→ REQUIREMENTS:
Copy out each line containing "that" from the entries below.

→ GIVEN ENTRIES:

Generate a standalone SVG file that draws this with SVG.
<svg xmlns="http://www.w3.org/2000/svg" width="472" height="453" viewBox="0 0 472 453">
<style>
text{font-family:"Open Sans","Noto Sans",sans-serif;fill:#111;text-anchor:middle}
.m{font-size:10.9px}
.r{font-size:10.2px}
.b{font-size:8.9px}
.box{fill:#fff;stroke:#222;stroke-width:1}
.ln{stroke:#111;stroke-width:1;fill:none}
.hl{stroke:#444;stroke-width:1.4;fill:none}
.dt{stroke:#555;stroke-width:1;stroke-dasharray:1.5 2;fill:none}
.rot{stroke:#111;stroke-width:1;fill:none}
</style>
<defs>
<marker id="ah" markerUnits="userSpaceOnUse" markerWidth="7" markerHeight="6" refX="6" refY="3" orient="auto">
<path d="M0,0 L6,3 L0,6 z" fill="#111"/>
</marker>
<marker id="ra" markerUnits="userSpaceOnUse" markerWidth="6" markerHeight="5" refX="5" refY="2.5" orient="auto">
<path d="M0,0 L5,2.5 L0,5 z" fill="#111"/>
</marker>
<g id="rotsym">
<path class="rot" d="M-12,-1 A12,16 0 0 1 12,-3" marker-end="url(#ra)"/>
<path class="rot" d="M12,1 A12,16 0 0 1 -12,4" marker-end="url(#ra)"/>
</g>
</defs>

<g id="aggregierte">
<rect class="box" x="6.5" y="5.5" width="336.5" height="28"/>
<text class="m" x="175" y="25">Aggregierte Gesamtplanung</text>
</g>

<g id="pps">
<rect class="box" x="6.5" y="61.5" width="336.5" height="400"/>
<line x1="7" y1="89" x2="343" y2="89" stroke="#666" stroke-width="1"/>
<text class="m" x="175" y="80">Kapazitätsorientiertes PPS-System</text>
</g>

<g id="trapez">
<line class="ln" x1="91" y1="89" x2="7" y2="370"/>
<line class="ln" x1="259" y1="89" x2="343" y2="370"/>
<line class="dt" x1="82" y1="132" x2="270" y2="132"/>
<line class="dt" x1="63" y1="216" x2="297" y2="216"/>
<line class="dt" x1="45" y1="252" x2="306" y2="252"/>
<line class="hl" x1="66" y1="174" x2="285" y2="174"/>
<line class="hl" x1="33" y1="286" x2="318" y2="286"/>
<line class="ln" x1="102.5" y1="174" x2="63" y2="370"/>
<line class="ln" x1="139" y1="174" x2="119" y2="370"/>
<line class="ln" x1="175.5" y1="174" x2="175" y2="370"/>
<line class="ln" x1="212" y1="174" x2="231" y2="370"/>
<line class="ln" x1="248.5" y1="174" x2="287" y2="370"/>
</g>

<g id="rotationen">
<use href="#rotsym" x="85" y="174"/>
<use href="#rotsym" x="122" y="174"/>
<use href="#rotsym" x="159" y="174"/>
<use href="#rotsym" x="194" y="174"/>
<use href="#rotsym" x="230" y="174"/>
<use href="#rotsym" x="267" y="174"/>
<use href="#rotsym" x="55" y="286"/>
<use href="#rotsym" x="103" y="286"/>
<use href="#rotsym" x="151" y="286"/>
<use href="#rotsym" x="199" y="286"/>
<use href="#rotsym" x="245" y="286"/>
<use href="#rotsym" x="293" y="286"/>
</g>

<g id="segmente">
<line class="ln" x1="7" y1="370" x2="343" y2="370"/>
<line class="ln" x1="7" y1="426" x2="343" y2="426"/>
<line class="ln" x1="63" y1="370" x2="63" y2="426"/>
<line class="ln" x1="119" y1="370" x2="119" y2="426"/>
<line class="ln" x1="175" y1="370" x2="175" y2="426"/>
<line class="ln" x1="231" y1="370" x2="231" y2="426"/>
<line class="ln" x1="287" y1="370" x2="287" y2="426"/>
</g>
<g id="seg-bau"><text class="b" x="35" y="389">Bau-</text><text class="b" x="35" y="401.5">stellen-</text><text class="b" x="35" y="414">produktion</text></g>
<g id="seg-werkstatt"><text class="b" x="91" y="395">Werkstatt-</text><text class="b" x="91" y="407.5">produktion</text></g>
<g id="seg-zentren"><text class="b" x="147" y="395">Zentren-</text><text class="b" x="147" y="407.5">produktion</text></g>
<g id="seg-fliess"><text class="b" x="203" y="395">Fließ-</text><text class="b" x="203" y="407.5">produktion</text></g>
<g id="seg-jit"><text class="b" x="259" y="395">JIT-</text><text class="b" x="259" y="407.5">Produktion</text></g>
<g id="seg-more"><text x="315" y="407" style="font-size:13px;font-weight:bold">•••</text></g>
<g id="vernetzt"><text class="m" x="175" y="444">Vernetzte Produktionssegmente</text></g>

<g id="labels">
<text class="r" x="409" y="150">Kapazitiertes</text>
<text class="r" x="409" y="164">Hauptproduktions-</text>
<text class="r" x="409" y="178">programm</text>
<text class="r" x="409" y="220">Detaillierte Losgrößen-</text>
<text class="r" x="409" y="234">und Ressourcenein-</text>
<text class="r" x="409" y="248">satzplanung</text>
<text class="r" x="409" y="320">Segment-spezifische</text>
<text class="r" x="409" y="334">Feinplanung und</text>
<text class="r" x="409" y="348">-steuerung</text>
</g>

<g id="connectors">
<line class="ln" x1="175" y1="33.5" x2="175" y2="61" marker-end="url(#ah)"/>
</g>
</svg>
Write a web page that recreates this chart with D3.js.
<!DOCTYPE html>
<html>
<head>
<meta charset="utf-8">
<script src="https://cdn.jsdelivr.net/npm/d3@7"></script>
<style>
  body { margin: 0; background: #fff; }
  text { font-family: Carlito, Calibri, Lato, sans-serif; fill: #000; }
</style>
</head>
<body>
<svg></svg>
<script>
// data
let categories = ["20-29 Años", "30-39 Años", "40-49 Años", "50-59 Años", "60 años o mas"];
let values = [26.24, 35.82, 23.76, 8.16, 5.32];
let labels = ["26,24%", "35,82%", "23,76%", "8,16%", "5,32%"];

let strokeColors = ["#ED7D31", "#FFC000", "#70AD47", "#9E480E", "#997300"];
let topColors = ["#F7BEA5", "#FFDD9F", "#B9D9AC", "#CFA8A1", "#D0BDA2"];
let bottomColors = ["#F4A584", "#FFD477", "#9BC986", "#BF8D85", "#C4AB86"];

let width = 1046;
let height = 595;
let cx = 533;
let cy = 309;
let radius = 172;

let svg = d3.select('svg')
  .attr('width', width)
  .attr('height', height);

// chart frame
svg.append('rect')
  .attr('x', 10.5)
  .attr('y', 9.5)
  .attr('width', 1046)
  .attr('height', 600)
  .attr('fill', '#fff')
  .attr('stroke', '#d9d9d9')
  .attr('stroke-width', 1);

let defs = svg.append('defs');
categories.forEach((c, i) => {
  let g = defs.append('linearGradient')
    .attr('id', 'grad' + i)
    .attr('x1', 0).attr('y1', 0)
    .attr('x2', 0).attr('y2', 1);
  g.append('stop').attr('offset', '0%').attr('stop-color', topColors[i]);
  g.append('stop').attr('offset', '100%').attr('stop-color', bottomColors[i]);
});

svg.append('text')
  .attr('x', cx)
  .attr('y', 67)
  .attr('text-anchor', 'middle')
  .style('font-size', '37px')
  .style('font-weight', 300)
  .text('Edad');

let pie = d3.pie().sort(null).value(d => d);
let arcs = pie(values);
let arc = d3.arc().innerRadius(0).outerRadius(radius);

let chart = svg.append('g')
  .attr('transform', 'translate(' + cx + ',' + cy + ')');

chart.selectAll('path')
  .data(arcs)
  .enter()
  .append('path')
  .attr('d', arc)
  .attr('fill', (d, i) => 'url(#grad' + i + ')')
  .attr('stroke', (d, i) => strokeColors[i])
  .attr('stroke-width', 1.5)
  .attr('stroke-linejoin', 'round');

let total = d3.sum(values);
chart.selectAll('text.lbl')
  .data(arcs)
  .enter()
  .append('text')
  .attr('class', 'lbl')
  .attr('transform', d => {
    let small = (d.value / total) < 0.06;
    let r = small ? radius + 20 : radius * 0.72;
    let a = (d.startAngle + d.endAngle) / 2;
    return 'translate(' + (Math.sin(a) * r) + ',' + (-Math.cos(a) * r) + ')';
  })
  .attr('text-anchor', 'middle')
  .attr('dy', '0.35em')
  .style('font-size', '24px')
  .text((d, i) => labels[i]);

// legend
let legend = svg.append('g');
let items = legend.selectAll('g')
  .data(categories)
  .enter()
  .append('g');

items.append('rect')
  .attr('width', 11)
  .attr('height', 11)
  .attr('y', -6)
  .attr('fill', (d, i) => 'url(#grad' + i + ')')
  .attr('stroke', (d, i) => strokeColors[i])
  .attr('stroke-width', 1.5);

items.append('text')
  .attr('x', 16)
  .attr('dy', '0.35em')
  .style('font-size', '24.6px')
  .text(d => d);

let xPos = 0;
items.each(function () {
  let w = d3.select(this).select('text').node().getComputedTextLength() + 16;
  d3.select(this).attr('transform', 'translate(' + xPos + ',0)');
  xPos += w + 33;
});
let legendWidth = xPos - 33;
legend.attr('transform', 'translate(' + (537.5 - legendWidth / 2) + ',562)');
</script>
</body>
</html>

→ FINAL RESULT:
Generate a standalone SVG file that draws this with SVG.
Write a web page that recreates this chart with D3.js.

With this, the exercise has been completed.